The Scottish on-trade is said to directly employ more than 43,000 people – 40% of whom are aged under 25 – and contribute over £1.5 billion to the economy, as well as generating over £900 million in tax revenues.

The new initiative was launched at a reception in the Scottish Parliament, attended by cabinet secretary for rural affairs, food and the environment Richard Lochhead and Christina McKelvie MSP; the event included a preview screening of a short film depicting snapshots of the day-to-day running of various outlets across Scotland, which was created as part of the campaign.

Speaking at the parliamentary reception, SBPA president David Paterson said the importance of Scotland’s pubs and bars cannot be underestimated.

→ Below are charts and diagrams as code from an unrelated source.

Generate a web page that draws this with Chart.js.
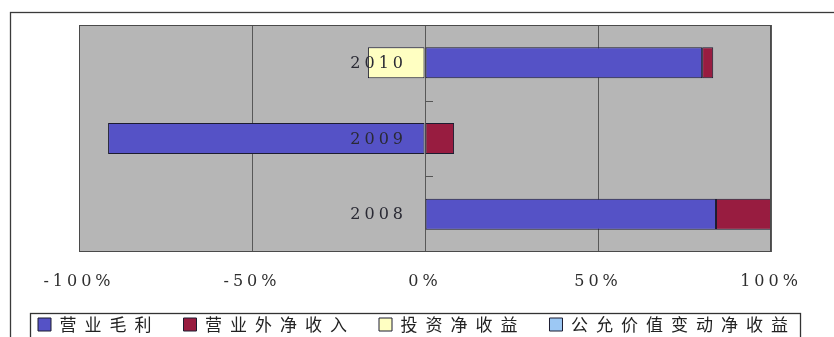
<!DOCTYPE html>
<html>
<head>
<meta charset="utf-8">
<script src="https://cdn.jsdelivr.net/npm/chart.js@4/dist/chart.umd.min.js"></script>
<style>
  html, body { margin: 0; padding: 0; background: #fff; }
  #wrap { width: 834px; height: 337px; }
</style>
</head>
<body>
<div id="wrap"><canvas id="c" width="834" height="337"></canvas></div>
<script>
// Profit composition by year (share of total profit, %)
const years = ['2010', '2009', '2008'];
const grossProfit = [80.1, -91.6, 84.1];         // 营业毛利
const nonOperatingIncome = [3.2, 8.4, 15.9];     // 营业外净收入
const investmentIncome = [-16.5, null, null];    // 投资净收益
const fairValueChange = [null, null, null];      // 公允价值变动净收益
const seriesNames = ['营业毛利', '营业外净收入', '投资净收益', '公允价值变动净收益'];
const xTickValues = [-100, -50, 0, 50, 100];

const TICK_SPACING = '4px';
const LEGEND_SPACING = '8px';
const SERIF = '"DejaVu Serif", "Liberation Serif", serif';

const decor = {
  id: 'decor',
  beforeLayout(chart) { chart.ctx.letterSpacing = TICK_SPACING; },
  beforeDraw(chart) {
    const { ctx, chartArea: a } = chart;
    ctx.save();
    ctx.fillStyle = '#ffffff';
    ctx.fillRect(0, 0, chart.width, chart.height);
    // outer frame
    ctx.strokeStyle = '#3a3a3a';
    ctx.lineWidth = 1.3;
    ctx.strokeRect(10.5, 12.5, chart.width + 40, chart.height + 40);
    // plot background
    ctx.fillStyle = '#b6b6b6';
    ctx.fillRect(a.left, a.top, a.right - a.left, a.bottom - a.top);
    ctx.restore();
    ctx.letterSpacing = TICK_SPACING;
  },
  afterDatasetsDraw(chart) {
    const { ctx, chartArea: a } = chart;
    const xs = chart.scales.x, ys = chart.scales.y;
    const zero = xs.getPixelForValue(0);
    ctx.save();
    // plot border
    ctx.strokeStyle = '#4a4a4a';
    ctx.lineWidth = 1;
    ctx.strokeRect(a.left + 0.5, a.top + 0.5, a.right - a.left - 1, a.bottom - a.top - 1);
    // category tick marks on the zero axis
    ctx.strokeStyle = '#555';
    for (let i = 0; i < years.length - 1; i++) {
      const y = Math.round(ys.getPixelForValue(i + 0.5)) + 0.5;
      ctx.beginPath();
      ctx.moveTo(zero, y);
      ctx.lineTo(zero + 8, y);
      ctx.stroke();
    }
    // year labels beside the zero axis
    ctx.letterSpacing = '4px';
    ctx.font = '16px ' + SERIF;
    ctx.fillStyle = '#2a2a34';
    ctx.textAlign = 'right';
    ctx.textBaseline = 'middle';
    years.forEach((yr, i) => {
      ctx.fillText(yr, zero - 18, ys.getPixelForValue(i) + 1);
    });
    ctx.restore();
    ctx.letterSpacing = TICK_SPACING;
  },
  afterDraw(chart) {
    const { ctx } = chart;
    const hb = chart.legend.legendHitBoxes;
    if (!hb || !hb.length) return;
    const last = hb[hb.length - 1];
    const left = hb[0].left - 8;
    const right = last.left + last.width + 4;
    const cy = hb[0].top + hb[0].height / 2;
    ctx.save();
    ctx.strokeStyle = '#333';
    ctx.lineWidth = 1.3;
    ctx.strokeRect(Math.round(left) + 0.5, Math.round(cy - 12) + 0.5, right - left, 60);
    ctx.restore();
  }
};

const border = '#1c1c30';

const chart = new Chart(document.getElementById('c'), {
  type: 'bar',
  data: {
    labels: years,
    datasets: [
      { label: seriesNames[0], data: grossProfit, backgroundColor: '#5552c6', borderColor: border },
      { label: seriesNames[1], data: nonOperatingIncome, backgroundColor: '#981c40', borderColor: border },
      { label: seriesNames[2], data: investmentIncome, backgroundColor: '#ffffc2', borderColor: border },
      { label: seriesNames[3], data: fairValueChange, backgroundColor: '#9cc8f4', borderColor: border }
    ]
  },
  options: {
    indexAxis: 'y',
    responsive: false,
    animation: false,
    devicePixelRatio: 1,
    layout: { padding: { left: 0, right: 0, top: 25, bottom: -6 } },
    datasets: {
      bar: {
        categoryPercentage: 1,
        barPercentage: 0.41,
        borderWidth: 1,
        borderSkipped: false
      }
    },
    scales: {
      x: {
        stacked: true,
        min: -100,
        max: 100,
        afterBuildTicks(scale) { scale.ticks = xTickValues.map(v => ({ value: v })); },
        afterFit(scale) { scale.height = 40; },
        grid: { color: '#585858', lineWidth: 1, drawTicks: false },
        border: { display: false },
        ticks: {
          padding: 20,
          color: '#2e2e2e',
          font: { family: SERIF, size: 16 },
          callback: v => v + '%'
        }
      },
      y: {
        stacked: true,
        position: 'left',
        grid: { display: false },
        border: { display: false },
        ticks: { display: false },
        afterFit(scale) { scale.width = 79; }
      },
      yRight: {
        type: 'category',
        position: 'right',
        grid: { display: false },
        border: { display: false },
        ticks: { display: false },
        afterFit(scale) { scale.width = 63; }
      }
    },
    plugins: {
      legend: {
        position: 'bottom',
        labels: {
          boxWidth: 13,
          boxHeight: 13,
          padding: 24,
          color: '#222',
          font: { family: '"Noto Sans CJK SC", sans-serif', size: 17 }
        }
      },
      tooltip: { enabled: false }
    }
  },
  plugins: [decor]
});

// The legend uses wider letter spacing than the axis labels
const legend = chart.legend;
const spaced = fn => function (...args) {
  const c = this.ctx;
  const prev = c.letterSpacing;
  c.letterSpacing = LEGEND_SPACING;
  const out = fn.apply(this, args);
  c.letterSpacing = prev;
  return out;
};
legend.fit = spaced(legend.fit);
legend.draw = spaced(legend.draw);
chart.update();
</script>
</body>
</html>
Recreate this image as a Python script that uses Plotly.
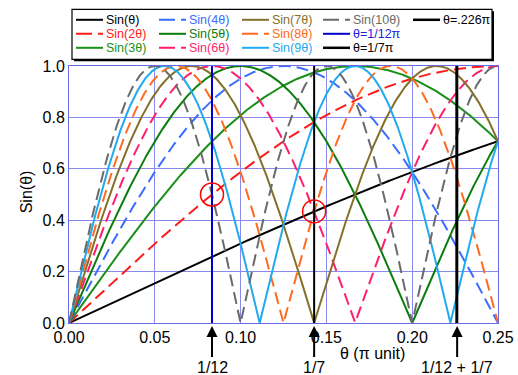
import numpy as np
import plotly.graph_objects as go

# ---- data ----
harmonics = [1, 2, 3, 4, 5, 6, 7, 8, 9, 10]
series_names = ["Sin(θ)", "Sin(2θ)", "Sin(3θ)", "Sin(4θ)", "Sin(5θ)",
                "Sin(6θ)", "Sin(7θ)", "Sin(8θ)", "Sin(9θ)", "Sin(10θ)"]
theta_max = 0.25  # in units of pi
marker_lines_theta = [0.226, 1 / 12, 1 / 7]
marker_lines_names = ["θ=.226π", "θ=1/12π", "θ=1/7π"]
circle_theta = [1 / 12, 1 / 7]
circle_values = [0.5, 0.434]
arrow_theta = [1 / 12, 1 / 7, 1 / 12 + 1 / 7]
arrow_labels = ["1/12", "1/7", "1/12 + 1/7"]
x_title = "θ (π unit)"
y_title = "Sin(θ)"

# ---- styles ----
colors = ["#000000", "#ff1a1a", "#1a8f1a", "#3a6cff", "#0a7d0a",
          "#ff1e6e", "#84702a", "#ff6a21", "#22aaee", "#6a6a6a"]
dashed = [False, True, False, True, False, True, False, True, False, True]
mline_colors = ["#000000", "#0000cc", "#000000"]
mline_widths = [3, 2, 2]

theta = np.linspace(0, theta_max, 1001)

fig = go.Figure()
for n, name, c, d in zip(harmonics, series_names, colors, dashed):
    fig.add_trace(go.Scatter(
        x=theta, y=np.abs(np.sin(n * np.pi * theta)), mode="lines", name=name,
        line=dict(color=c, width=2, dash="12px,6px" if d else "solid"),
        showlegend=False, hoverinfo="skip"))

for t, name, c, w in zip(marker_lines_theta, marker_lines_names, mline_colors, mline_widths):
    fig.add_trace(go.Scatter(x=[t, t], y=[0, 1], mode="lines", name=name,
                             line=dict(color=c, width=w), showlegend=False))

fig.add_trace(go.Scatter(x=circle_theta, y=circle_values, mode="markers",
                         marker=dict(symbol="circle-open", size=23, color="#ff0000",
                                     line=dict(color="#ff0000", width=1.5)),
                         showlegend=False, cliponaxis=False))

FONT = "Liberation Sans, Arial, sans-serif"
for t, lab in zip(arrow_theta, arrow_labels):
    fig.add_annotation(x=t, y=0, xref="x", yref="y", text=lab,
                       showarrow=True, ax=0, ay=44, arrowhead=2, arrowsize=1.1,
                       arrowwidth=2, arrowcolor="black", standoff=3,
                       font=dict(size=16, color="black", family=FONT))

# ---- custom legend (pixel positions -> paper) ----
PX0, PX1, PY0, PY1 = 69, 498, 322.7, 65.7
def px(x):
    return (x - PX0) / (PX1 - PX0)
def py(y):
    return (PY0 - y) / (PY0 - PY1)

# axis titles
fig.add_annotation(x=px(372), y=py(353), xref="paper", yref="paper", text=x_title,
                   showarrow=False, xanchor="center", yanchor="middle",
                   font=dict(size=16, color="black", family=FONT))
fig.add_annotation(x=px(26), y=py(192), xref="paper", yref="paper", text=y_title,
                   showarrow=False, xanchor="center", yanchor="middle", textangle=-90,
                   font=dict(size=16, color="black", family=FONT))

shapes = []
shapes.append(dict(type="rect", xref="paper", yref="paper",
                   x0=px(74), x1=px(494), y0=py(61), y1=py(11),
                   fillcolor="black", line=dict(width=0), layer="above"))
shapes.append(dict(type="rect", xref="paper", yref="paper",
                   x0=px(72), x1=px(492), y0=py(59), y1=py(9),
                   fillcolor="white", line=dict(color="black", width=1.2), layer="above"))

legend_entries = []  # (col_x, row, name, color, dash, width)
col_x = [76, 159, 242, 323, 413]
for i, (name, c, d) in enumerate(zip(series_names, colors, dashed)):
    legend_entries.append((col_x[i // 3], i % 3, name, c, d, 2))
legend_entries.append((col_x[4], 0, marker_lines_names[0], mline_colors[0], False, 2.5))
legend_entries.append((col_x[3], 1, marker_lines_names[1], mline_colors[1], False, 2))
legend_entries.append((col_x[3], 2, marker_lines_names[2], mline_colors[2], False, 2.5))
row_y = [19.5, 33.5, 47.5]

for cx, r, name, c, d, w in legend_entries:
    yy = row_y[r]
    shapes.append(dict(type="line", xref="paper", yref="paper",
                       x0=px(cx), x1=px(cx + 27), y0=py(yy), y1=py(yy),
                       line=dict(color=c, width=w, dash="16px,6px" if d else "solid"),
                       layer="above"))
    txt_color = c if name not in ("θ=.226π", "θ=1/7π") else "#000000"
    if name == "θ=1/12π":
        txt_color = "#2222dd"
    fig.add_annotation(x=px(cx + 28), y=py(yy), xref="paper", yref="paper",
                       text=name, showarrow=False, xanchor="left", yanchor="middle",
                       font=dict(size=12.5, color=txt_color, family=FONT))

fig.update_layout(
    width=518, height=375,
    margin=dict(l=69, r=20, t=66, b=52, autoexpand=False),
    paper_bgcolor="white", plot_bgcolor="white",
    font=dict(family=FONT, size=16, color="black"),
    shapes=shapes,
    showlegend=False,
)
fig.update_xaxes(range=[0, 0.25], dtick=0.05, tickformat=".2f", automargin=False,
                 showgrid=True, gridcolor="#8a8aee", gridwidth=1,
                 showline=True, linecolor="#6a6ae8", linewidth=1, mirror=True,
                 zeroline=False, ticks="", ticklen=0,
                 tickfont=dict(size=16))
fig.update_yaxes(range=[0, 1], dtick=0.2, tickformat=".1f", automargin=False,
                 showgrid=True, gridcolor="#8a8aee", gridwidth=1,
                 showline=True, linecolor="#6a6ae8", linewidth=1, mirror=True,
                 zeroline=False, ticks="", ticklen=0,
                 tickfont=dict(size=16))

fig.write_html("out.html", config={"displayModeBar": False},
               post_script="document.body.style.margin='0';document.body.style.overflow='hidden';")
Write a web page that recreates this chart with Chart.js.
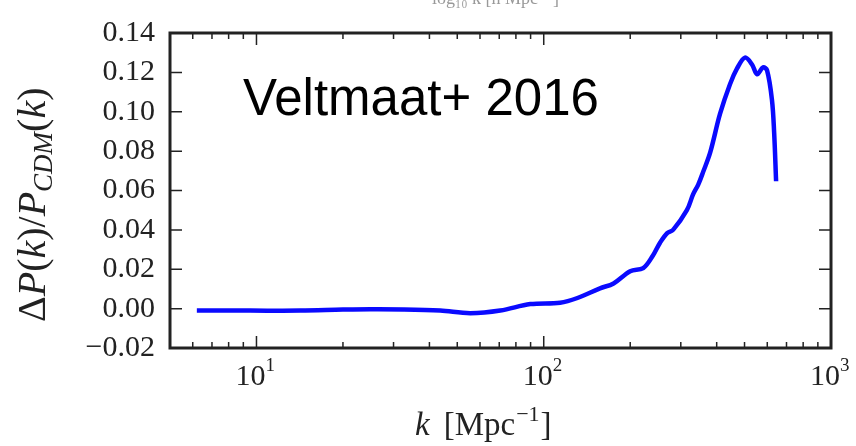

“There are 5000 pubs in Scotland today employing 43,000 people – that’s more than Aberdeen, Edinburgh and Glasgow city councils combined; 40% of staff are under 25 and, as well as giving many their first job, there are great career opportunities in the trade,” he said.

“Scotland’s pubs and bars are playing a leading role in the Scottish food and drink renaissance. Pub chefs are increasingly using fresh, local ingredients and raising standards; that’s great news for Scotland’s economy and for locals and tourists too.”

Paul Waterson, chief executive of the SLTA, said: “For generations the original social network was the ‘local’ however, in recent years, the bar and restaurant scene has struggled due to tough economic times.

“Scotland’s on-trade has had to reinvent itself to once again become the heart of the community.

“With this campaign we are passionate about recapturing the joy that these establishments bring – where romances blossom, business ideas are brought to fruition and new careers flourish. It’s all about demonstrating the importance and positive impact of the trade at the heart of communities across Scotland.”